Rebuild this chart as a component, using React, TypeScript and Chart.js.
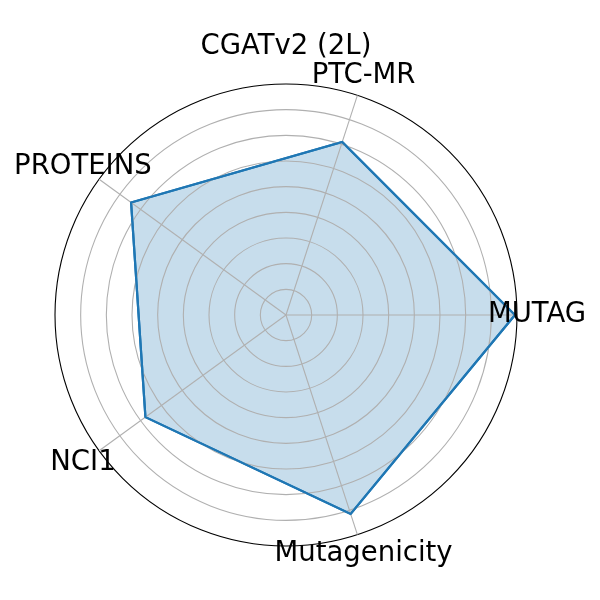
import React, { useEffect, useRef } from "react";
import { Chart, registerables } from "chart.js";

Chart.register(...registerables);

const title = "CGATv2 (2L)";
// Clockwise order starting at the right (matplotlib order reversed after MUTAG)
const categories = ["MUTAG", "Mutagenicity", "NCI1", "PROTEINS", "PTC-MR"];
const values = [8.92, 8.15, 6.77, 7.46, 7.09];
const gridTicks = [0, 1, 2, 3, 4, 5, 6, 7, 8, 9];
const rMax = 9;

const FONT = '27.5px "DejaVu Sans"';

const overlayPlugin = {
  id: "mplOverlay",
  afterDraw(chart: any) {
    const scale = chart.scales.r;
    const ctx = chart.ctx;
    const meta = chart.getDatasetMeta(0);
    if (meta && meta.dataset) {
      meta.dataset.draw(ctx, chart.chartArea);
    }
    ctx.save();
    ctx.font = FONT;
    ctx.fillStyle = "#000000";
    ctx.textAlign = "center";
    ctx.textBaseline = "alphabetic";
    categories.forEach((lab, i) => {
      const p = scale.getPointPosition(i, scale.drawingArea + 20);
      ctx.fillText(lab, p.x, p.y + 7);
    });
    ctx.fillText(title, scale.xCenter, scale.yCenter - 261);
    ctx.restore();
  },
};

export default function App() {
  const ref = useRef<HTMLCanvasElement | null>(null);

  useEffect(() => {
    if (!ref.current) return;
    const chart = new Chart(ref.current, {
      type: "radar",
      data: {
        labels: categories,
        datasets: [
          {
            data: values,
            borderColor: "#1f77b4",
            backgroundColor: "rgba(31,119,180,0.25)",
            borderWidth: 2.2,
            fill: true,
            pointRadius: 0,
            pointHoverRadius: 0,
            tension: 0,
          },
        ],
      },
      options: {
        responsive: false,
        animation: false,
        layout: { padding: { left: 55, right: 83, top: 84, bottom: 54 } },
        plugins: {
          legend: { display: false },
          tooltip: { enabled: false },
          title: { display: false },
        },
        scales: {
          r: {
            min: 0,
            max: rMax,
            startAngle: 90,
            afterBuildTicks: (scale: any) => {
              scale.ticks = gridTicks.map((v) => ({ value: v }));
            },
            ticks: { display: false, stepSize: 1 },
            pointLabels: { display: false },
            grid: {
              z: 1,
              circular: true,
              color: (c: any) =>
                c.tick && c.tick.value === rMax ? "#000000" : "#b0b0b0",
              lineWidth: 1.1,
            },
            angleLines: { color: "#b0b0b0", lineWidth: 1.1 },
          },
        },
      },
      plugins: [overlayPlugin],
    });
    return () => chart.destroy();
  }, []);

  return (
    <div
      style={{ position: "absolute", left: 0, top: 0, width: 600, height: 600, background: "#ffffff" }}
    >
      <canvas ref={ref} width={600} height={600} />
    </div>
  );
}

> [Task to carry out]
Emit the lines of the material exactly, from its first line to the line containing "Chart.register(...registerables);", inclusive; leave every picture out.

> [In response]
Rebuild this chart as a component, using React, TypeScript and Chart.js.
import React, { useEffect, useRef } from "react";
import { Chart, registerables } from "chart.js";

Chart.register(...registerables);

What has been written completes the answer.